Can't comment text in KWrite

Doesn’t work “Ctrl+D” to comment text in the Kwrite application. I can’t find any information about this issue. Am I the only one having this problem?

Works fine here. (13.2, KDE 4.14.2)

What version of KWrite are you using?
Is the shortcut Ctrl+D assigned correctly?

Did you actually select the correct syntax highlighting? (Extras->Highlighting)
This is essential for that feature to work.

And which highlighting is it?

I got it! May be I’m wrong but I remember I commented strings without selection of highlighting.

Works fine here too. Did you try Kate as well? (does a much better job in highlighting various languages)

Yes, I did.

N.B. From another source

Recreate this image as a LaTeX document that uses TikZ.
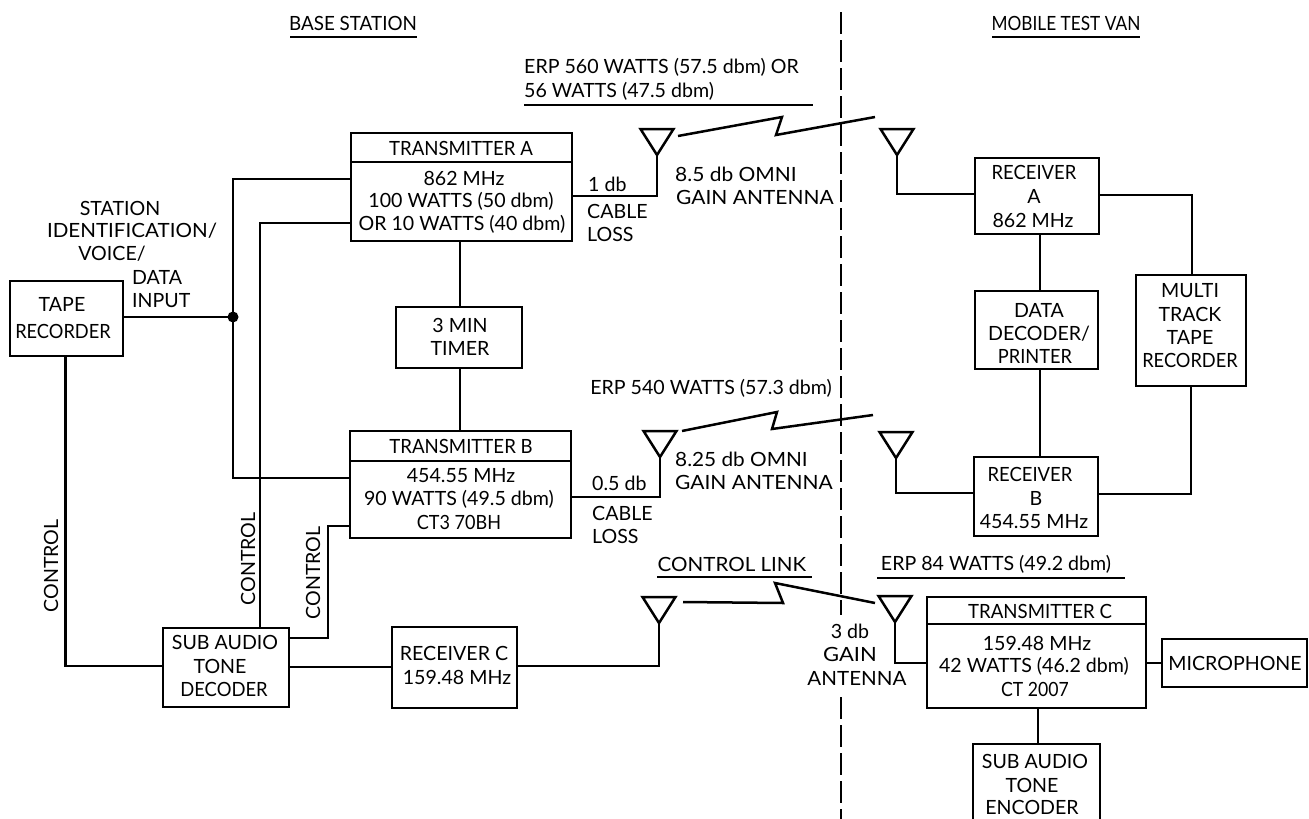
\documentclass[tikz,border=0pt]{standalone}
\usepackage{fontspec}
\setmainfont{Lato}
\tikzset{
  wire/.style={line width=2.5pt,line join=miter,line cap=butt},
  boxb/.style={draw,line width=2.8pt,rectangle,inner sep=0pt},
  txt/.style={inner sep=0pt,font=\fontsize{19.6}{22}\selectfont},
  lft/.style={txt,anchor=west},
  rgt/.style={txt,anchor=east},
  vert/.style={txt,rotate=90},
  divide/.style={dash pattern=on 22pt off 6pt,line width=2.6pt}
}
\newcommand\st[2]{{\addfontfeature{FakeStretch=#1}#2}}
\newcommand\mybox[5]{\node[boxb,minimum width={(#4)-(#2)},minimum height={(#5)-(#3)},anchor=north west,outer sep=0pt] (#1) at (#2,#3) {};}
\newcommand\lbl[4]{\node[txt] (#1) at (#2,#3) {#4};}
\newcommand\lbll[4]{\node[lft] (#1) at (#2,#3) {#4};}
\newcommand\antenna[3]{\coordinate (#1) at (#2,#3);\draw[wire,line join=miter] (#1) -- ++(-16.5,-26) -- ++(33,0) -- cycle;}
\newcommand\uline[4]{\coordinate (#1a) at (#2,#4);\coordinate (#1b) at (#3,#4);\draw[wire] (#1a) -- (#1b);}
\begin{document}
\begin{tikzpicture}[x=1pt,y=-1pt]
\useasboundingbox (0,0) rectangle (1309,819);
% boxes
\mybox{txa}{351}{133}{572}{241}
\mybox{tape}{10}{281}{123}{356}
\mybox{timer}{396}{307}{522}{368}
\mybox{txb}{350}{431}{571}{538}
\mybox{sub}{163}{628}{289}{707}
\mybox{rxc}{392}{627}{517}{708}
\mybox{rxa}{975}{158}{1099}{234}
\mybox{dec}{975}{291}{1098}{369}
\mybox{multi}{1136}{275}{1246}{386}
\mybox{rxb}{974}{457}{1098}{536}
\mybox{txc}{927}{597}{1146}{708}
\mybox{mic}{1162}{639}{1307}{687}
\mybox{enc}{973}{744}{1100}{825}
\coordinate (txaL) at (351,162);\coordinate (txaR) at (572,162);\draw[wire] (txaL) -- (txaR);
\coordinate (txbL) at (350,461);\coordinate (txbR) at (571,461);\draw[wire] (txbL) -- (txbR);
\coordinate (txcL) at (927,624);\coordinate (txcR) at (1146,624);\draw[wire] (txcL) -- (txcR);
% antennas
\antenna{a1}{657}{155}
\antenna{a2}{897}{155}
\antenna{b1}{660}{457}
\antenna{b2}{896}{458}
\antenna{c1}{659}{623}
\antenna{c2}{895}{622}
% divider
\coordinate (d1) at (841,12);\coordinate (d2) at (841,615);\coordinate (d3) at (841,697);\coordinate (d4) at (841,819);
\draw[divide] (d1) -- (d2);
\draw[divide] (d3) -- (d4);
% connectors
\coordinate (busj) at (233,317);
\draw[wire] (txa.west |- 0,179) -| (busj);
\draw[wire] (busj) |- (txb.west |- 0,478);
\draw[wire] (tape.east |- busj) -- (busj);
\fill (busj) circle (5.5pt);
\draw[wire] (txa.west |- 0,223) -| (sub.north -| 260,0);
\draw[wire] (tape.south -| 65.5,0) |- (sub.west |- 0,666);
\draw[wire] (sub.east |- 0,638) -| (328,526) -- (txb.west |- 0,526);
\draw[wire] (sub.east |- 0,667) -- (rxc.west |- 0,667);
\draw[wire] (rxc.east |- 0,666) -| (c1);
\draw[wire] (txa.south -| 460,0) -- (timer.north -| 460,0);
\draw[wire] (timer.south -| 460,0) -- (txb.north -| 460,0);
\draw[wire] (txa.east |- 0,196) -| (a1);
\draw[wire] (txb.east |- 0,497) -| (b1);
\draw[wire] (a2) |- (rxa.west |- 0,194);
\draw[wire] (b2) |- (rxb.west |- 0,493);
\draw[wire] (c2) |- (txc.west |- 0,663);
\draw[wire] (rxa.south -| 1040,0) -- (dec.north -| 1040,0);
\draw[wire] (dec.south -| 1040,0) -- (rxb.north -| 1040,0);
\draw[wire] (rxa.east |- 0,195) -| (multi.north -| 1192,0);
\draw[wire] (rxb.east |- 0,494) -| (multi.south -| 1191,0);
\draw[wire] (txc.east |- 0,663) -- (mic.west |- 0,663);
\draw[wire] (txc.south -| 1038,0) -- (enc.north -| 1038,0);
% radio links
\coordinate (z1s) at (678,136);\coordinate (z1e) at (875,117);
\draw[wire] (z1s) -- (782,117) -- (776,135) -- (z1e);
\coordinate (z2s) at (682,431);\coordinate (z2e) at (873,415);
\draw[wire] (z2s) -- (777,412) -- (772,429) -- (z2e);
\coordinate (z3s) at (683,602);\coordinate (z3e) at (875,603);
\draw[wire] (z3s) -- (783,603) -- (775,583) -- (z3e);
% underlines
\uline{u1}{290}{417}{37}
\uline{u2}{992}{1140}{37}
\uline{u3}{524}{813}{105}
\uline{u4}{657}{812}{577}
\uline{u5}{877}{1125}{578}
% text
\lbl{t1}{353}{23}{\st{.96}{BASE STATION}}
\lbl{t2}{1066}{23}{\st{.88}{MOBILE TEST VAN}}
\lbll{t3}{524}{67}{ERP 560 WATTS (57.5 dbm) OR}
\lbll{t4}{524}{91}{56 WATTS (47.5 dbm)}
\lbl{t5}{461}{148}{\st{.95}{TRANSMITTER A}}
\lbl{t6}{464}{178}{862 MHz}
\lbl{t7}{461}{201}{100 WATTS (50 dbm)}
\lbl{t8}{462}{224}{OR 10 WATTS (40 dbm)}
\lbll{t9}{588}{184}{1 db}
\lbll{t10}{587}{211}{CABLE}
\lbll{t11}{587}{234}{LOSS}
\lbll{t12}{675}{174}{\st{1.07}{8.5 db OMNI}}
\lbll{t13}{676}{197}{\st{1.07}{GAIN ANTENNA}}
\lbl{t14}{120}{208}{STATION}
\lbl{t15}{132}{231}{\st{1.05}{IDENTIFICATION/}}
\lbl{t16}{112}{254}{VOICE/}
\lbll{t17}{132}{277}{DATA}
\lbll{t18}{132}{301}{INPUT}
\lbl{t19}{62}{304}{TAPE}
\lbl{t20}{63}{331}{\st{.93}{RECORDER}}
\lbl{t21}{460}{325}{3 MIN}
\lbl{t22}{460}{348}{TIMER}
\node[rgt] (t23) at (832,388) {ERP 540 WATTS (57.3 dbm)};
\lbll{t24}{675}{459}{\st{1.06}{8.25 db OMNI}}
\lbll{t25}{675}{482}{\st{1.07}{GAIN ANTENNA}}
\lbll{t26}{592}{483}{0.5 db}
\lbll{t27}{592}{513}{CABLE}
\lbll{t28}{592}{536}{LOSS}
\lbl{t29}{461}{446}{\st{.95}{TRANSMITTER B}}
\lbl{t30}{461}{476}{454.55 MHz}
\lbl{t31}{459}{499}{90 WATTS (49.5 dbm)}
\lbl{t32}{459}{522}{\st{.92}{CT3 70BH}}
\node[vert] (t33) at (51,566) {CONTROL};
\node[vert] (t34) at (248,559) {CONTROL};
\node[vert] (t35) at (313,573) {CONTROL};
\lbl{t36}{225}{642}{SUB AUDIO}
\lbl{t37}{220}{666}{TONE}
\lbl{t38}{224}{689}{\st{.94}{DECODER}}
\lbl{t39}{454}{653}{RECEIVER C}
\lbl{t40}{457}{677}{159.48 MHz}
\lbl{t41}{732}{564}{\st{1.05}{CONTROL LINK}}
\lbl{t42}{996}{564}{ERP 84 WATTS (49.2 dbm)}
\lbl{t43}{850}{631}{3 db}
\lbl{t44}{850}{654}{\st{1.12}{GAIN}}
\lbl{t45}{857}{678}{\st{1.05}{ANTENNA}}
\lbl{t46}{1040}{611}{\st{.95}{TRANSMITTER C}}
\lbl{t47}{1037}{643}{159.48 MHz}
\lbl{t48}{1034}{666}{42 WATTS (46.2 dbm)}
\lbl{t49}{1035}{689}{\st{.9}{CT 2007}}
\lbl{t50}{1235}{663}{MICROPHONE}
\lbl{t51}{1035}{761}{SUB AUDIO}
\lbl{t52}{1032}{785}{TONE}
\lbl{t53}{1032}{807}{ENCODER}
\lbl{t54}{1034}{172}{\st{.94}{RECEIVER}}
\lbl{t55}{1034}{196}{A}
\lbl{t56}{1033}{220}{862 MHz}
\lbl{t57}{1039}{310}{DATA}
\lbl{t58}{1039}{334}{DECODER/}
\lbl{t59}{1035}{356}{\st{.93}{PRINTER}}
\lbl{t60}{1190}{291}{MULTI}
\lbl{t61}{1190}{314}{TRACK}
\lbl{t62}{1190}{337}{TAPE}
\lbl{t63}{1190}{360}{\st{.93}{RECORDER}}
\lbl{t64}{1030}{474}{\st{.94}{RECEIVER}}
\lbl{t65}{1036}{498}{B}
\lbl{t66}{1034}{522}{454.55 MHz}
\end{tikzpicture}
\end{document}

I really don’t like this editor

???
Can you please elaborate?

KWrite and Kate should do exactly the same job in highlighting, as they both use exactly the same text editor component. (libktexteditor)
Only the GUI is different.

And the commenting doesn’t work in Kate here either without setting the highlighting.

Maybe it did work that way in some earlier version and got changed.
But it makes sense I think: how should Kate/KWrite know in which way it should comment out the text (’//’? ‘#’? Or something else?).
It has to know which language the file uses.

If you open an existing file, it should detect the correct highlighting automatically of course, you shouldn’t have to select it manually in this case.

Is it possible to change default highlightning?

I’m not sure.

You can configure which highlighting to use for certain mimetypes or filename patterns (“File extensions”) in Settings->Configure Editor…->Open/Save->Modes and Filetypes.
If you set the file extension to “*” for one particular highlighting, it will probably be used as default I’d guess.
But this would probably disable the automatic filetype recognition completely, or at least make it unreliable.

PS: You could try to set the file extension to an empty string for the wanted highlighting, and set it to something different like “xxxxx” for the default one.
This should make the other one the default without influencing the normal filetype recognition, I’d say.